El pasado domingo, los electores españoles dieron mensajes muy claros. Fueron severos con la extrema derecha; acogieron de manera tibia a la derecha tradicional; demostraron tolerancia con los socialistas; restaron apoyo a sus socios de izquierda dura en el gobierno; y mantuvieron en sus niveles usuales a los partidos regionales. Sin duda, habló la democracia. El gran desafío es que, al hacerlo, dejó casi en el limbo la posibilidad de formar un gobierno viable.
El opositor Partido Popular (PP), de derecha conservadora, alcanzó el primer lugar y logró 137 escaños. Fue un éxito, si se compara con los 89 que tenía hasta entonces; sin embargo, estuvo muy por debajo de las expectativas preelectorales y del ímpetu que inicialmente le había dado su excelente desempeño en las elecciones autonómicas de mayo. Al quedar muy lejos de los 176 necesarios para la mayoría absoluta en las Cortes (Parlamento), su triunfo le deja un sabor amargo, aunque Alberto Núñez Feijóo, presidente de la agrupación, lo defina como un gran logro.
El gobernante Partido Socialista Obrero Español (PSOE) quedó en segundo lugar. Al contrario del PP, le fue mejor de lo esperado; incluso, consiguió añadir un diputado a los 120 de que disponía antes de los comicios. Para ellos y, sobre todo, para el presidente del gobierno, Pedro Sánchez, la derrota tiene, en algún sentido, matices de triunfo. Fue él quien decidió, en una jugada política de alto riesgo, adelantar las elecciones nacionales después de las regionales. Al mantener sus posiciones, le salió bien la maniobra, que se vuelve más significativa si tomamos en cuenta que una de sus líneas de campaña fue “frenar” a la extrema derecha.

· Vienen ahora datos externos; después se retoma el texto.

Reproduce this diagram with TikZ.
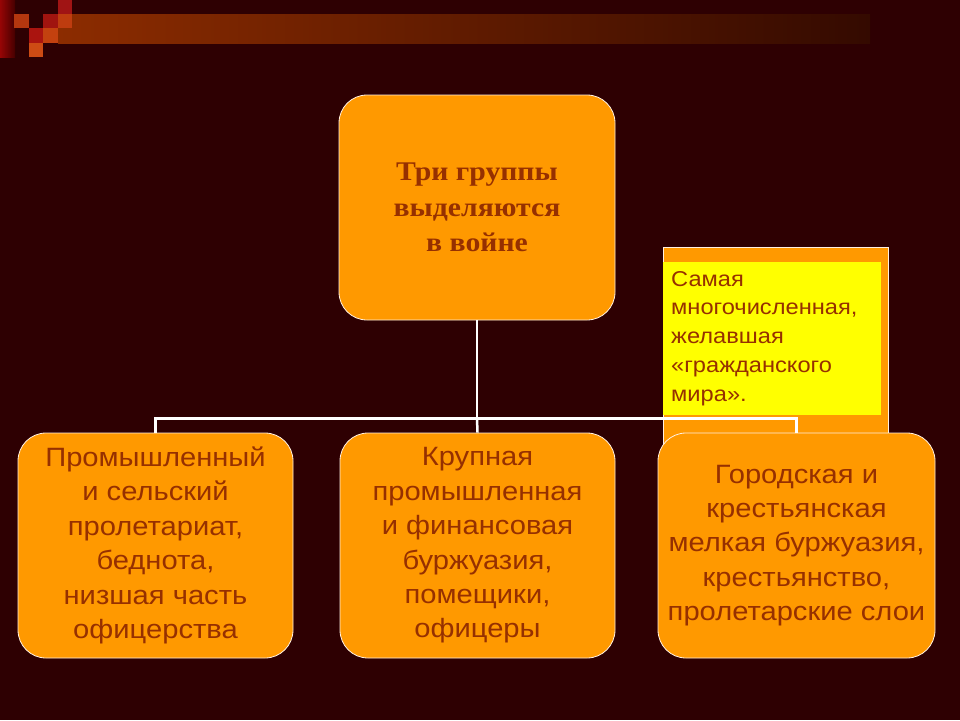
\documentclass[tikz,border=0pt]{standalone}
\usepackage{fontspec}
\setmainfont[FakeStretch=1.1]{Liberation Serif}
\newfontfamily\arialf[FakeStretch=1.1]{Liberation Sans}
\definecolor{bgc}{RGB}{46,0,2}
\definecolor{boxor}{RGB}{255,153,0}
\definecolor{yel}{RGB}{255,255,0}
\definecolor{txtbr}{RGB}{150,48,0}
\definecolor{rimc}{RGB}{255,240,225}
\definecolor{barL}{RGB}{140,44,0}
\definecolor{barR}{RGB}{52,10,0}
\definecolor{stripL}{RGB}{150,5,5}
\definecolor{stripR}{RGB}{70,0,0}
\definecolor{sqA}{RGB}{180,55,15}
\definecolor{sqB}{RGB}{160,20,15}
\definecolor{sqC}{RGB}{160,20,20}
\definecolor{sqD}{RGB}{190,60,15}
\definecolor{sqE}{RGB}{170,20,15}
\definecolor{sqF}{RGB}{195,65,15}
\definecolor{sqG}{RGB}{205,75,20}
\begin{document}
\begin{tikzpicture}[x=1pt,y=-1pt,
  orbox/.style={draw=rimc, line width=0.8pt, fill=boxor, rounded corners=28pt,
    inner sep=0pt, align=center, text=txtbr},
  lowbox/.style={orbox, minimum width=275pt, minimum height=225pt,
    font=\arialf\fontsize{26.5}{34.4}\selectfont},
  conn/.style={draw=white, line width=2.5pt}
]
\useasboundingbox (0,0) rectangle (960,720);
\fill[bgc] (0,0) rectangle (960,720);
% top-left decoration
\shade[left color=barL, right color=barR] (58,14) rectangle (870,43);
\shade[left color=stripL, right color=stripR] (0,0) rectangle (15,57);
\fill[sqA] (14,14) rectangle (29,28);
\fill[sqB] (43,14) rectangle (58,28);
\fill[sqC] (58,0) rectangle (72,14);
\fill[sqD] (58,14) rectangle (72,28);
\fill[sqE] (29,28) rectangle (43,43);
\fill[sqF] (43,28) rectangle (58,43);
\fill[sqG] (29,43) rectangle (43,57);
% callout
\node[draw=rimc, line width=0.8pt, fill=boxor, minimum width=225pt, minimum height=203pt, inner sep=0pt] (callout) at (775.5,348.5) {};
\node[fill=yel, minimum width=218pt, minimum height=153pt, inner sep=0pt] (calloutin) at (772,338.5) {};
\node[anchor=north west, inner sep=0pt, align=left, text=txtbr,
  font=\arialf\fontsize{21.5}{28.7}\selectfont] (callouttxt) at (671,271)
  {Самая\\многочисленная,\\желавшая\\«гражданского\\мира».};
% top box
\node[orbox, minimum width=276pt, minimum height=225pt,
  font=\bfseries\fontsize{27}{35.5}\selectfont] (top) at (477,207.5)
  {\raisebox{-9pt}{\parbox{250pt}{\centering Три группы\\выделяются\\в войне}}};
% bottom boxes
\node[lowbox] (left) at (155.5,545.5)
  {Промышленный\\и сельский\\пролетариат,\\беднота,\\низшая часть\\офицерства};
\node[lowbox] (mid) at (477.5,545.5)
  {Крупная\\промышленная\\и финансовая\\буржуазия,\\помещики,\\офицеры};
\node[lowbox, minimum width=277pt] (right) at (796.5,545.5)
  {\raisebox{-2pt}{\parbox{270pt}{\centering Городская и\\крестьянская\\мелкая буржуазия,\\крестьянство,\\пролетарские слои}}};
% connectors
\draw[conn] (top.south) -- ++(0,98) coordinate (j);
\draw[conn] (left.north) |- (j);
\draw[conn] (j) -| (right.north);
\draw[conn] (j) -- (mid.north);
\end{tikzpicture}
\end{document}
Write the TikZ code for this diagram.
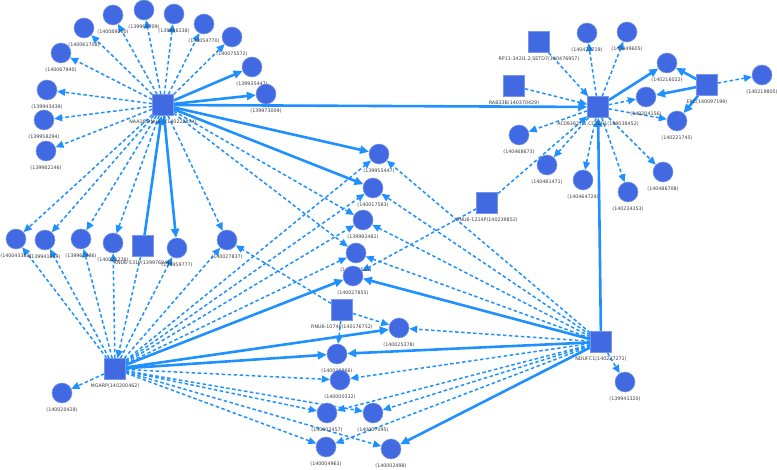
\documentclass[tikz,border=0pt]{standalone}
\usepackage{fontspec}
\setmainfont{DejaVu Sans}
\usetikzlibrary{arrows.meta,backgrounds}
\definecolor{nodeblue}{RGB}{65,105,225}
\definecolor{nodeedge}{RGB}{120,150,235}
\definecolor{edgeblue}{RGB}{30,144,255}
\definecolor{labgray}{RGB}{60,60,60}
\tikzset{
  cn/.style={circle, fill=nodeblue, draw=nodeedge, line width=0.5pt, minimum size=20pt, inner sep=0pt},
  sn/.style={rectangle, fill=nodeblue, draw=nodeedge, line width=0.5pt, minimum size=21pt, inner sep=0pt},
  lab/.style={font=\fontsize{4.8}{5}\selectfont, text=labgray, inner sep=0pt},
  se/.style={draw=edgeblue, line width=2.6pt, -{Triangle[length=9pt,width=8pt]}},
  de/.style={draw=edgeblue, line width=1.5pt, dash pattern=on 3.5pt off 2.5pt, -{Triangle[length=8pt,width=7pt]}},
}
\newcommand\mknode[4]{\node[#1] (#2) at (#3) {}; \path (#2.center) ++(0,17) node[lab] {#4};}
\begin{document}
\begin{tikzpicture}[x=1pt,y=-1pt]
\useasboundingbox (0,0) rectangle (777,470);
% hubs and squares
\mknode{sn}{A}{163,105}{NAA16,RNU6-1(140222874)}
\mknode{sn}{B}{598,107}{AC093627.1,CCSER1(138038452)}
\mknode{sn}{C}{115,369}{MGARP(140200462)}
\mknode{sn}{D}{601,342}{NDUFC1(140227271)}
\mknode{sn}{s531}{143,246}{RNU6-531P(139976841)}
\mknode{sn}{q}{342,310}{RNU6-1074P(140176752)}
\mknode{sn}{p}{487,203}{RNU6-1214P(140239852)}
\mknode{sn}{rp}{539,42}{RP11-342I1.2,SETD7(140476957)}
\mknode{sn}{rab}{514,86}{RAB33B(140370429)}
\mknode{sn}{erc}{707,85}{ERC(140097199)}
% ring around A
\mknode{cn}{n1}{113,15}{(140089200)}
\mknode{cn}{n2}{144,10}{(139966709)}
\mknode{cn}{n3}{174,14}{(139986138)}
\mknode{cn}{n4}{204,24}{(140054770)}
\mknode{cn}{n5}{232,37}{(140075572)}
\mknode{cn}{n6}{252,67}{(139935447)}
\mknode{cn}{n7}{266,94}{(139973009)}
\mknode{cn}{n8}{84,28}{(140061708)}
\mknode{cn}{n9}{61,53}{(140067940)}
\mknode{cn}{n10}{47,90}{(139943439)}
\mknode{cn}{n11}{44,120}{(139958294)}
\mknode{cn}{n12}{46,151}{(139982146)}
% row between A and C
\mknode{cn}{r1}{16,239}{(140043380)}
\mknode{cn}{r2}{45,240}{(139941609)}
\mknode{cn}{r3}{81,239}{(139961686)}
\mknode{cn}{r4}{113,243}{(140021226)}
\mknode{cn}{r5}{177,248}{(139959777)}
\mknode{cn}{r6}{227,240}{(140027837)}
\mknode{cn}{c1}{62,393}{(140020428)}
% centre column
\mknode{cn}{m1}{379,154}{(139955447)}
\mknode{cn}{m2}{373,188}{(140017583)}
\mknode{cn}{m3}{363,220}{(139992481)}
\mknode{cn}{m4}{356,253}{(140031511)}
\mknode{cn}{m5}{353,276}{(140027855)}
\mknode{cn}{b1}{399,328}{(140025378)}
\mknode{cn}{b2}{337,354}{(140026866)}
\mknode{cn}{b3}{340,380}{(140000332)}
\mknode{cn}{b4}{327,413}{(140002457)}
\mknode{cn}{b5}{373,413}{(140007095)}
\mknode{cn}{b6}{326,447}{(140004963)}
\mknode{cn}{b7}{391,449}{(140002498)}
\mknode{cn}{d1}{625,382}{(139941320)}
% right cluster
\mknode{cn}{k1}{587,33}{(140472719)}
\mknode{cn}{k2}{627,32}{(140449605)}
\mknode{cn}{k3}{667,63}{(140216022)}
\mknode{cn}{k4}{646,97}{(140204156)}
\mknode{cn}{k5}{677,121}{(140221745)}
\mknode{cn}{k6}{762,75}{(140219805)}
\mknode{cn}{k7}{519,135}{(140468673)}
\mknode{cn}{k8}{547,165}{(140481471)}
\mknode{cn}{k9}{583,180}{(140464724)}
\mknode{cn}{k10}{628,192}{(140234353)}
\mknode{cn}{k11}{663,172}{(140486708)}
\begin{pgfonlayer}{background}
% A
\foreach \t in {n1,n2,n3,n4,n5,n8,n9,n10,n11,n12,m3,m4,r1,r2,r3,r4,r6} \draw[de] (A) -- (\t);
\foreach \t in {n6,n7,B,m1,m2,r5} \draw[se] (A) -- (\t);
\draw[se] (s531) -- (A);
% C
\foreach \t in {r1,r2,r3,r4,r5,r6,c1,m1,m2,m3,m4,b3,b4,b5,b6,b7} \draw[de] (C) -- (\t);
\foreach \t in {m5,b1,b2} \draw[se] (C) -- (\t);
\draw[de] (s531) -- (C);
% D
\foreach \t in {m1,m2,m3,m4,b1,b3,b4,b5,b6,d1} \draw[de] (D) -- (\t);
\foreach \t in {B,m5,b2,b7} \draw[se] (D) -- (\t);
% small squares
\foreach \t in {r6,b1,b2} \draw[de] (q) -- (\t);
\draw[de] (p) -- (B);
\draw[de] (p) -- (m5);
\draw[de] (rp) -- (B);
\draw[de] (rab) -- (B);
% B
\foreach \t in {k1,k2,k4,k5,k7,k8,k9,k10,k11} \draw[de] (B) -- (\t);
\draw[se] (B) -- (k3);
% ERC
\foreach \t in {k3,k4,k5} \draw[se] (erc) -- (\t);
\draw[de] (erc) -- (k6);
\end{pgfonlayer}
\end{tikzpicture}
\end{document}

Esto último sucedió. Vox, el partido que la representa, sufrió un gran retroceso, al pasar de 52 a 33 asientos. De este modo, lo que parecía una posible alianza natural, aunque en extremo compleja e inquietante, entre ellos y el PP para, sin otros apoyos, formar gobierno, se disolvió en las urnas.
La izquierda más doctrinaria e inflexible, agrupada alrededor de Sumar (una reencarnación del fracasado Podemos), retrocedió más modestamente: de 35 a 31. El resto del pastel electoral se lo dividirán siete partidos regionales, con mayor fuerza los de Cataluña y el País Vasco. En este caso, no hubo ningún cambio perceptible.
Ahora le corresponderá al rey Felipe pedir al dirigente del partido más votado, en este caso Núñez Feijóo, formar gobierno. Si fracasa en el intento, le corresponderá el turno a Sánchez, el segundo. Según la Constitución española, para tener éxito en la tarea se necesitará, en una primera ronda de votación, alcanzar mayoría absoluta en las Cortes. De no ser posible, la opción es la mayoría simple, que tomaría solo en cuenta el total de los votos emitidos. Es decir, mediante su abstención, uno o varios partidos pueden favorecer que se integre un gobierno de minoría. No es algo desusado, pero sí inconveniente.
Ni el PP ni los socialistas la tendrán fácil. Los escaños del PP y Vox (170) superan los del PSOE y Sumar (152). Esto implica que, aunque cada dupla de partidos vote en conjunto, necesitarán el apoyo de un grupo suficiente de los regionales. Estos, por supuesto, tratarán de sacar enormes beneficios para otorgarlo.
Por su actitud centralista y el componente ultranacionalista de Vox, al PP le resultará muy difícil contar con esas agrupaciones, ni siquiera al Partido Nacionalista Vasco, que podría serle más afín. Además, la experiencia de algunos gobiernos regionales controlados por la coalición PP-Vox, con sus políticas en gran medida retrógradas, ha generado grandes reservas en las demás agrupaciones. Para el PSOE, la cantidad de votos regionales que deberá reunir es tan alta que alcanzarla parece imposible. En este caso, podría jugar a la abstención de algunos, al igual que el PP.
Ante tales dificultades, ninguna opción es buena: o un gobierno frágil e inestable (incluso minoritario), producto de alianzas de ocasión, o nuevas elecciones. La primera introducirá gran debilidad y eventuales contradicciones; la segunda abrirá un período de incertidumbre, sin certeza de que tras volver a las urnas sea posible conformar una mayoría razonable. No es lo mejor para España; tampoco para Europa.